77 years of practice . . . and counting
By Diane Curtis
Staff Writer
“I was a young, curious, talkative nuisance. My father said, ‘Look, you’ll make a good lawyer. Go to law school’”
And the rest, as they say, is history. Despite a love of science and an inclination to go to CalTech, Joseph W. Aidlin did go to law school — third in his Boalt Hall Class of 1933 — after graduating with honors from UCLA at its then-new Westwood campus. He was admitted to the State Bar in 1933.
In the intervening 77 years of active practice — for which Aidlin, who turns 100 this month, was recently recognized with a plaque from the State Bar — the son of Russian immigrants has fought for the rights of union members, worked for the ACLU and been active in Democratic politics, including running for (and losing) an Assembly race. His law practice has included everything from divorces and wills to taxes and corporate dealings, but his most recognized and satisfying accomplishments have been in land titles and natural resources, especially geothermal.
Aidlin, says Geothermal Resources Council (GRC) Executive Director Curt Robinson “has influenced geothermal activities fundamentally, in many ways, for many years. He, along with his partners B.C. McCabe and Robert Bering, created modern geothermal development at The Geysers Geothermal Field, which is to say geothermal development in California, the United States and the Americas.”
Aidlin co-founded GRC, and a prestigious GRC award bears his name. He was the leader in writing state and national legislation relating to geothermal resources, including defining what they are — water, minerals or both. In addition, says John Berger, author of Charging Ahead: The Business of Renewable Energy and What It Means for America, before Aidlin, “no legal process existed for filing a claim to lease a geothermal resource in California and many important legal questions remained unanswered, such as who was in charge of regulating geothermal development and how it was to be regulated and taxed.

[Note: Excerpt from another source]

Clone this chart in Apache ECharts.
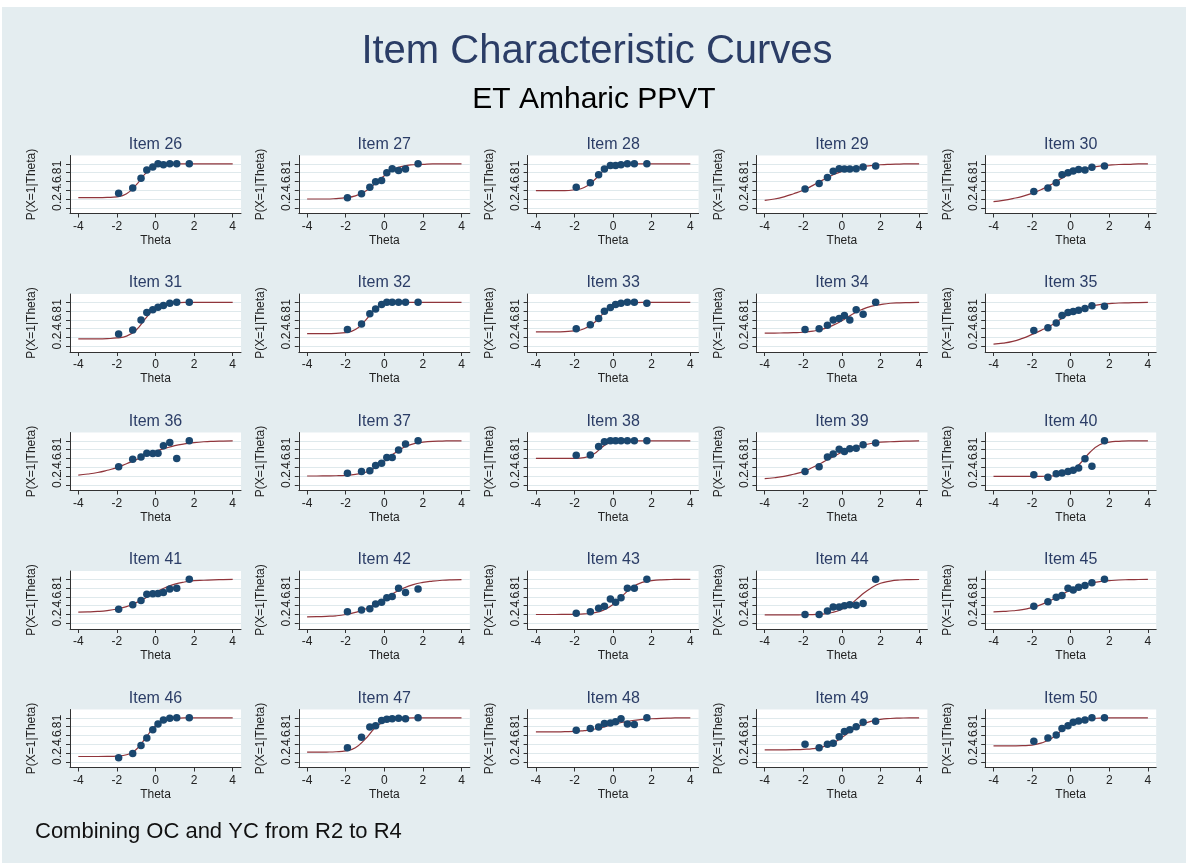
<!DOCTYPE html>
<html>
<head>
<meta charset="utf-8">
<title>Item Characteristic Curves</title>
<script src="https://cdn.jsdelivr.net/npm/echarts@6/dist/echarts.min.js"></script>
<style>
  html, body { margin: 0; padding: 0; background: #fff; }
  #chart { width: 1186px; height: 863px; }
</style>
</head>
<body>
<div id="chart"></div>
<script>
// theta grid for the fitted curves, and the theta group means for the observed points
const thetaGrid = [-4, -3.5, -3, -2.5, -2, -1.5, -1, -0.5, 0, 0.5, 1, 1.5, 2, 2.5, 3, 3.5, 4];
const thetaObs = [-1.91, -1.18, -0.75, -0.45, -0.14, 0.13, 0.41, 0.74, 1.1, 1.75];
const xTicks = [-4, -2, 0, 2, 4];
const yTicks = [0, 0.2, 0.4, 0.6, 0.8, 1];

const icc26 = [0.23,0.23,0.23,0.235,0.25,0.32,0.52,0.79,0.94,0.99,1,1,1,1,1,1,1];
const obs26 = [0.33,0.45,0.67,0.86,0.93,1.0,0.98,1.0,1.0,1.0];
const icc27 = [0.2,0.2,0.2,0.21,0.23,0.27,0.37,0.54,0.73,0.88,0.95,0.98,0.99,1,1,1,1];
const obs27 = [0.23,0.32,0.47,0.59,0.62,0.80,0.89,0.85,0.88,1.0];
const icc28 = [0.39,0.39,0.39,0.39,0.41,0.46,0.62,0.84,0.95,0.99,1,1,1,1,1,1,1];
const obs28 = [0.47,0.57,0.75,0.88,0.96,0.96,0.98,1.0,1.0,1.0];
const icc29 = [0.17,0.20,0.25,0.32,0.40,0.51,0.63,0.74,0.83,0.89,0.93,0.96,0.98,0.99,0.995,1,1];
const obs29 = [0.43,0.55,0.69,0.83,0.89,0.88,0.88,0.89,0.93,0.95];
const icc30 = [0.14,0.17,0.21,0.26,0.33,0.42,0.53,0.66,0.78,0.86,0.91,0.95,0.97,0.985,0.99,1,1];
const obs30 = [0.37,0.45,0.57,0.75,0.80,0.84,0.87,0.86,0.92,0.95];
const icc31 = [0.17,0.17,0.17,0.175,0.19,0.23,0.37,0.64,0.87,0.96,0.99,1,1,1,1,1,1];
const obs31 = [0.28,0.37,0.60,0.77,0.83,0.89,0.93,0.98,1.0,1.0];
const icc32 = [0.29,0.29,0.29,0.295,0.31,0.38,0.58,0.83,0.96,0.99,1,1,1,1,1,1,1];
const obs32 = [0.38,0.51,0.74,0.85,0.95,1.0,1.0,1.0,1.0,1.0];
const icc33 = [0.33,0.33,0.33,0.335,0.35,0.40,0.53,0.75,0.91,0.97,0.99,1,1,1,1,1,1];
const obs33 = [0.40,0.49,0.63,0.80,0.88,0.95,0.98,1.0,1.0,0.98];
const icc34 = [0.30,0.30,0.305,0.31,0.32,0.345,0.39,0.47,0.58,0.72,0.83,0.91,0.95,0.98,0.99,0.995,1];
const obs34 = [0.38,0.40,0.48,0.60,0.63,0.70,0.60,0.83,0.73,1.0];
const icc35 = [0.05,0.07,0.11,0.18,0.27,0.37,0.48,0.62,0.75,0.85,0.91,0.95,0.97,0.985,0.99,0.995,1];
const obs35 = [0.36,0.42,0.53,0.70,0.77,0.79,0.82,0.86,0.92,0.91];
const icc36 = [0.22,0.245,0.28,0.33,0.39,0.48,0.57,0.67,0.76,0.83,0.89,0.93,0.96,0.98,0.99,0.995,1];
const obs36 = [0.41,0.58,0.63,0.72,0.71,0.72,0.89,0.96,0.60,1.0];
const icc37 = [0.2,0.2,0.203,0.206,0.215,0.237,0.28,0.38,0.53,0.71,0.85,0.93,0.97,0.99,0.995,1,1];
const obs37 = [0.26,0.30,0.32,0.44,0.49,0.62,0.62,0.79,0.93,1.0];
const icc38 = [0.6,0.6,0.6,0.6,0.602,0.617,0.70,0.88,0.98,1,1,1,1,1,1,1,1];
const obs38 = [0.67,0.68,0.87,0.98,1.0,1.0,1.0,1.0,1.0,1.0];
const icc39 = [0.14,0.16,0.19,0.24,0.30,0.40,0.51,0.63,0.74,0.83,0.89,0.94,0.97,0.98,0.99,0.995,1];
const obs39 = [0.30,0.41,0.63,0.70,0.81,0.76,0.82,0.83,0.91,0.95];
const icc40 = [0.19,0.19,0.19,0.19,0.19,0.193,0.20,0.22,0.30,0.49,0.74,0.91,0.97,0.99,1,1,1];
const obs40 = [0.23,0.17,0.25,0.27,0.30,0.33,0.38,0.59,0.42,1.0];
const icc41 = [0.256,0.26,0.27,0.29,0.325,0.38,0.47,0.58,0.71,0.81,0.89,0.94,0.97,0.98,0.99,0.995,1];
const obs41 = [0.32,0.42,0.52,0.66,0.67,0.68,0.70,0.78,0.80,1.0];
const icc42 = [0.146,0.15,0.158,0.17,0.20,0.25,0.32,0.43,0.555,0.69,0.80,0.88,0.93,0.96,0.98,0.99,0.994];
const obs42 = [0.26,0.30,0.33,0.44,0.48,0.58,0.61,0.80,0.70,0.78];
const icc43 = [0.2,0.2,0.2,0.202,0.205,0.213,0.237,0.30,0.43,0.63,0.82,0.93,0.97,0.99,0.996,1,1];
const obs43 = [0.23,0.26,0.34,0.39,0.55,0.48,0.58,0.80,0.80,1.0];
const icc44 = [0.19,0.19,0.19,0.191,0.194,0.199,0.21,0.245,0.32,0.45,0.64,0.80,0.91,0.96,0.985,0.994,0.997];
const obs44 = [0.20,0.20,0.28,0.37,0.37,0.40,0.42,0.41,0.45,1.0];
const icc45 = [0.26,0.27,0.285,0.31,0.36,0.43,0.53,0.645,0.76,0.85,0.91,0.95,0.97,0.985,0.992,0.996,1];
const obs45 = [0.39,0.49,0.59,0.63,0.80,0.76,0.82,0.86,0.92,1.0];
const icc46 = [0.12,0.12,0.12,0.122,0.13,0.16,0.28,0.55,0.82,0.95,0.99,1,1,1,1,1,1];
const obs46 = [0.09,0.19,0.37,0.54,0.73,0.86,0.95,0.99,1.0,1.0];
const icc47 = [0.22,0.22,0.222,0.228,0.25,0.32,0.51,0.76,0.92,0.98,0.995,1,1,1,1,1,1];
const obs47 = [0.32,0.56,0.79,0.82,0.94,0.97,0.98,0.99,0.98,1.0];
const icc48 = [0.68,0.68,0.68,0.685,0.69,0.71,0.74,0.79,0.85,0.90,0.94,0.965,0.98,0.99,0.995,1,1];
const obs48 = [0.72,0.76,0.79,0.87,0.88,0.91,0.98,0.86,0.85,1.0];
const icc49 = [0.27,0.27,0.272,0.276,0.283,0.30,0.34,0.42,0.55,0.71,0.84,0.92,0.966,0.985,0.994,1,1];
const obs49 = [0.40,0.32,0.40,0.42,0.57,0.69,0.73,0.80,0.90,0.92];
const icc50 = [0.36,0.36,0.362,0.367,0.38,0.43,0.53,0.70,0.86,0.95,0.98,0.994,1,1,1,1,1];
const obs50 = [0.47,0.54,0.61,0.76,0.82,0.90,0.93,0.95,1.0,1.0];

const items = [
  [26, icc26, obs26], [27, icc27, obs27], [28, icc28, obs28], [29, icc29, obs29], [30, icc30, obs30],
  [31, icc31, obs31], [32, icc32, obs32], [33, icc33, obs33], [34, icc34, obs34], [35, icc35, obs35],
  [36, icc36, obs36], [37, icc37, obs37], [38, icc38, obs38], [39, icc39, obs39], [40, icc40, obs40],
  [41, icc41, obs41], [42, icc42, obs42], [43, icc43, obs43], [44, icc44, obs44], [45, icc45, obs45],
  [46, icc46, obs46], [47, icc47, obs47], [48, icc48, obs48], [49, icc49, obs49], [50, icc50, obs50]
];

const FONT = '"Liberation Sans", Arial, Helvetica, sans-serif';
const navy = '#1a476f';
const maroon = '#90353b';
const bg = '#e4edf0';

const plotW = 171, plotH = 58;
const colLeft = i => 70 + i * 228.8;
const rowTop = j => 155.5 + j * 138.5;

const grid = [], xAxis = [], yAxis = [], series = [];
const graphic = [
  { type: 'rect', shape: { x: 0, y: 0, width: 1186, height: 7 }, style: { fill: '#fff' } },
  { type: 'rect', shape: { x: 0, y: 0, width: 2, height: 863 }, style: { fill: '#fff' } },
  { type: 'text', x: 597, y: 52, style: { text: 'Item Characteristic Curves', font: '40px ' + FONT, fill: '#2b3d66', textAlign: 'center', textVerticalAlign: 'middle' } },
  { type: 'text', x: 594, y: 100, style: { text: 'ET Amharic PPVT', font: '30px ' + FONT, fill: '#000', textAlign: 'center', textVerticalAlign: 'middle' } },
  { type: 'text', x: 35, y: 832, style: { text: 'Combining OC and YC from R2 to R4', font: '22px ' + FONT, fill: '#111', textAlign: 'left', textVerticalAlign: 'middle' } }
];

const yFmt = v => (v === 0 ? '0' : v === 1 ? '1' : String(+v.toFixed(1)).replace('0.', '.'));

items.forEach(([num, icc, obs], k) => {
  const c = k % 5, r = Math.floor(k / 5);
  const left = colLeft(c), top = rowTop(r);
  grid.push({ left: left, top: top, width: plotW, height: plotH, show: true, backgroundColor: '#fff', borderWidth: 0 });
  xAxis.push({
    gridIndex: k, type: 'value', min: -4.43, max: 4.43, position: 'bottom',
    name: 'Theta', nameLocation: 'middle', nameGap: 21,
    nameTextStyle: { fontFamily: FONT, fontSize: 12, color: '#222' },
    axisLine: { show: true, onZero: false, lineStyle: { color: '#333', width: 1 } },
    axisTick: { show: true, length: 4, customValues: xTicks, lineStyle: { color: '#333' } },
    axisLabel: { customValues: xTicks, fontFamily: FONT, fontSize: 12, color: '#222', margin: 7 },
    splitLine: { show: false }
  });
  yAxis.push({
    gridIndex: k, type: 'value', min: -0.13, max: 1.19, position: 'left',
    name: 'P(X=1|Theta)', nameLocation: 'middle', nameGap: 32, nameRotate: 90,
    nameTextStyle: { fontFamily: FONT, fontSize: 12, color: '#222' },
    axisLine: { show: true, onZero: false, lineStyle: { color: '#333', width: 1 } },
    axisTick: { show: true, length: 4, customValues: yTicks, lineStyle: { color: '#333' } },
    axisLabel: { customValues: yTicks, rotate: 90, formatter: yFmt, fontFamily: FONT, fontSize: 12, color: '#222', margin: 6 },
    splitLine: { show: true, customValues: yTicks, lineStyle: { color: '#dfe9ec', width: 1.2 } }
  });
  series.push({
    type: 'line', xAxisIndex: k, yAxisIndex: k, z: 3,
    data: thetaGrid.map((t, i) => [t, icc[i]]),
    showSymbol: false, smooth: 0.5,
    lineStyle: { color: maroon, width: 1.2 }, silent: true
  });
  series.push({
    type: 'scatter', xAxisIndex: k, yAxisIndex: k, z: 4,
    data: thetaObs.map((t, i) => [t, obs[i]]),
    symbolSize: 7.5, itemStyle: { color: navy, opacity: 1 }, silent: true
  });
  graphic.push({
    type: 'text', x: left + plotW / 2, y: top - 11,
    style: { text: 'Item ' + num, font: '16px ' + FONT, fill: '#2b3d66', textAlign: 'center', textVerticalAlign: 'middle' }
  });
});

const chart = echarts.init(document.getElementById('chart'));
chart.setOption({
  animation: false,
  backgroundColor: bg,
  grid: grid,
  xAxis: xAxis,
  yAxis: yAxis,
  series: series,
  graphic: graphic
});
</script>
</body>
</html>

Joseph Aidlin did pioneering legal work on those questions, drew up the world’s first geothermal lease and contributed to having the Geothermal Resources Act made a part of California’s Resources Code in 1968.”
Aidlin was co-founder of Magma Power Company and served at various times on its board and as vice president, secretary and general counsel. He also was founder and president of Marmac Resources Company and Sespe Lease, Inc., independent oil and gas “producers in Oklahoma and California.
Aidlin’s family moved to Los Angeles from Chicago when he was 10 after his father had taken Southern Pacific Railroad up on its offer of a free trip West to check out Southern California. Aidlin’s father liked what he saw and he packed the family of six into an Overland automobile and headed West. Aidlin played baseball and track at Hollywood High and was second to the concertmaster with the junior symphony, playing the violin. After high school, he went to UCLA, riding his bicycle to the campus, which was then on Vermont Avenue.
When he got out of law school, Aidlin “realized that I wouldn’t be attractive to the established big firms” because he was Jewish. “The only places where an intelligent, promising Jewish lawyer could go were Hollywood or the merchandising industry. I didn’t like either,” he says. His father had a friend in the oil business who offered him a job, but Aidlin “wanted to do it on my own, “despite being in the midst of the Depression. He lived at home and remembers charging $25 for a divorce and $75 for a case involving Standard Oil and tidelands boundaries that was just the beginning of his lifelong interest in land titles and natural resources.
When he ran for Assembly in 1938, Aidlin’s Jewish background and Russian-born parents were an issue, with opponents charging that he’d lead the state on the road to Socialism. Always an independent thinker, Aidlin also did not have the backing of Jewish business groups because he spoke out against Israel’s treatment of Palestinians. He lost the election. But he still supports candidates and even sent the Obama administration his jobs plan.
Looking at the changes in the practice of law, Aidlin laments that the billable hour system has taken over. “When they went on this time billing, lawyers lost their status,“ Aidlin says. “When I became a lawyer, I was respected.” He also thinks the contingency fee system has gained an undeserved bad reputation. He and other lawyers were able to help many people who otherwise wouldn’t have approached them for representation.
In the 1940s-era one-story building he owns on Sunset Blvd., Aidlin, whose wife of 63 years died in 1997, comes to work each day, now mostly to get his own affairs in order. He has three secretaries. Marilyn Mazzuzan has worked for him for 44 years. “He’s very interesting. There’s never a dull moment,” she says, adding that he also is generous — with his knowledge, his resources and his kindness. However, she notes, what’s most important is his integrity. “He’s a man of great principle.”
Aidlin isn’t the kind of man to give advice unless asked. But when he is asked what advice he would give to young lawyers, he focuses on loving the work for itself rather than trying to move up the careeer ladder. “Don’t think of yourself as important. Just think of yourself as a skilled craftsman who can guide people through the maze of the law.” And the man who turns 100 this month, takes vitamins, doesn’t exercise that much and drinks one ounce of Scotch a night also has words of wisdom for the rest of us: “Don’t try to have everything. Don’t beat yourself up for mistakes. Be helpful. Be kind.”